In his January 2002 State of the Union address, President Bush’s team added North Korea to the “axis of evil” that needed to be challenged. By all accounts it was a last minute addition. The speechwriting team never bothered to consult with the State Department’s East Asia experts. In all likelihood North Korea was added so that the evil three countries wouldn’t all be Muslim (the other two were Iraq and Iran) and the “War on Terror” wouldn’t be seen as a war against Islam.
North Korea saw a bulldog president in the White House and judged that its best chance to stay safe was to make a U.S. attack too dangerous to contemplate. It’s a sound strategy, really only a variation on the Cold War’s “Mutually Assured Destruction” doctrine. When faced with a hostile and militaristically-strong country that wants to overthrow your government, you make yourself too dangerous to take on.

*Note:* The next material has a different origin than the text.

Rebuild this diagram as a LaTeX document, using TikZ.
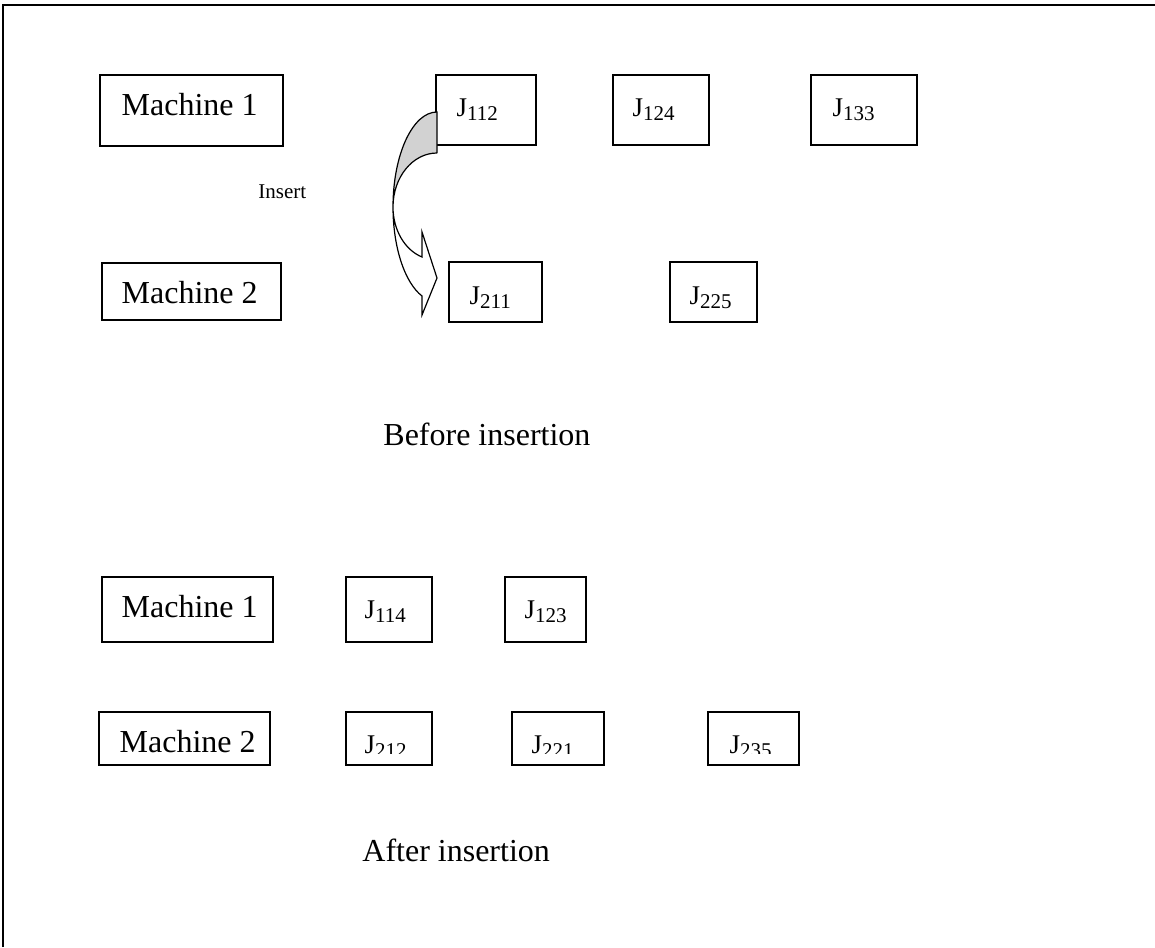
\documentclass[tikz,border=0pt]{standalone}
\usepackage{fontspec}
\setmainfont{Liberation Serif}
\usetikzlibrary{fit,calc}
% job label: J with a lowered index
\newcommand\jlabel[1]{J\raisebox{-2pt}{\fontsize{10.5}{12}\selectfont #1}}
\begin{document}
\begin{tikzpicture}[x=0.5pt,y=-0.5pt,
  box/.style={draw, line width=0.7pt, inner sep=0pt},
  lbl/.style={inner sep=0pt, anchor=base west, font=\fontsize{16}{19}\selectfont},
  joblbl/.style={inner sep=0pt, anchor=base west, font=\fontsize{13.5}{16}\selectfont},
  smalllbl/.style={inner sep=0pt, anchor=base west, font=\fontsize{10.5}{12}\selectfont},
  ribbon/.style={draw, line width=0.6pt, line join=miter}]
\useasboundingbox (0,0) rectangle (1155,947);

% page frame (top and left edges)
\draw[line width=0.9pt] (3,947) -- (3,5) -- (1155,5);

% ---------- before insertion ----------
\node[box, fit={(100,75) (283,146)}] (m1a) {};
\node[box, fit={(436,75) (536,145)}] (j112) {};
\node[box, fit={(613,75) (709,145)}] (j124) {};
\node[box, fit={(811,75) (917,145)}] (j133) {};
\node[box, fit={(102,263) (281,320)}] (m2a) {};
\node[box, fit={(449,262) (542,322)}] (j211) {};
\node[box, fit={(670,262) (757,322)}] (j225) {};

\node[lbl] (tm1a) at ($(m1a.north west)+(22,41)$) {Machine 1};
\node[joblbl] (tj112) at ($(j112.north west)+(21,42)$) {\jlabel{112}};
\node[joblbl] (tj124) at ($(j124.north west)+(20,42)$) {\jlabel{124}};
\node[joblbl] (tj133) at ($(j133.north west)+(22,42)$) {\jlabel{133}};
\node[lbl] (tm2a) at ($(m2a.north west)+(20,41)$) {Machine 2};
\node[joblbl] (tj211) at ($(j211.north west)+(21,43)$) {\jlabel{211}};
\node[joblbl] (tj225) at ($(j225.north west)+(20,43)$) {\jlabel{225}};

\node[smalllbl] (ins) at (258,198) {Insert};
\node[lbl] (before) at (383,445) {Before insertion};

% curved ribbon arrow from J112 down to J211
\coordinate (p1) at (437,112);
\coordinate (p2) at (437,153);
\coordinate (lf) at (393,207);
\coordinate (e1) at (422,296);
\coordinate (e2) at (422,257);
\fill[gray!35] (p1) .. controls (412.7,112) and (393,154.5) .. (lf)
  .. controls (393,177.2) and (412.7,153) .. (p2) -- cycle;
\draw[ribbon] (p2) -- (p1)
  .. controls (412.7,112) and (393,154.5) .. (lf)
  .. controls (393,246.9) and (404.6,282.6) .. (e1)
  -- (422,315) -- (437,278) -- (422,232) -- (e2)
  .. controls (404.6,249.9) and (393,229.7) .. (lf)
  .. controls (393,177.2) and (412.7,153) .. (p2);

% ---------- after insertion ----------
\node[box, fit={(102,577) (273,642)}] (m1b) {};
\node[box, fit={(346,577) (432,642)}] (j114) {};
\node[box, fit={(505,577) (586,642)}] (j123) {};
\node[box, fit={(99,712) (270,765)}] (m2b) {};
\node[box, fit={(346,712) (432,765)}] (j212) {};
\node[box, fit={(512,712) (604,765)}] (j221) {};
\node[box, fit={(708,712) (799,765)}] (j235) {};

\node[lbl] (tm1b) at ($(m1b.north west)+(20,41)$) {Machine 1};
\node[joblbl] (tj114) at ($(j114.north west)+(19,42)$) {\jlabel{114}};
\node[joblbl] (tj123) at ($(j123.north west)+(20,42)$) {\jlabel{123}};
\node[lbl] (tm2b) at ($(m2b.north west)+(21,41)$) {Machine 2};
\begin{scope}
  % the job labels in this row are cut off at the bottom
  \clip (340,705) rectangle (805,753);
  \node[joblbl] (tj212) at ($(j212.north west)+(19,42)$) {\jlabel{212}};
  \node[joblbl] (tj221) at ($(j221.north west)+(20,42)$) {\jlabel{221}};
  \node[joblbl] (tj235) at ($(j235.north west)+(22,42)$) {\jlabel{235}};
\end{scope}

\node[lbl] (after) at (362,861) {After insertion};
\end{tikzpicture}
\end{document}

Let’s call it the Rattlesnake Defense.
Militarism reinforces itself when countries beef up their militaries to stave off the militaries of other countries. With North Korea going nuclear, pressure will now build on South Korea, China and Japan to defend themselves against possible threat. We might be in for a new East Asian arms race, perhaps an East Asian Cold War. Being a pacifist means stopping not only the current war but the next one and the one after that. In the 1980s activists were speaking out against the brutal régime of Saddam Hussein, an American friend who was gassing his own people. Now we need to speak out against the cowboy politics that is feeding instability on the Korean Peninsula, to prevent the horror and mass death that a Second Korean War would unleash.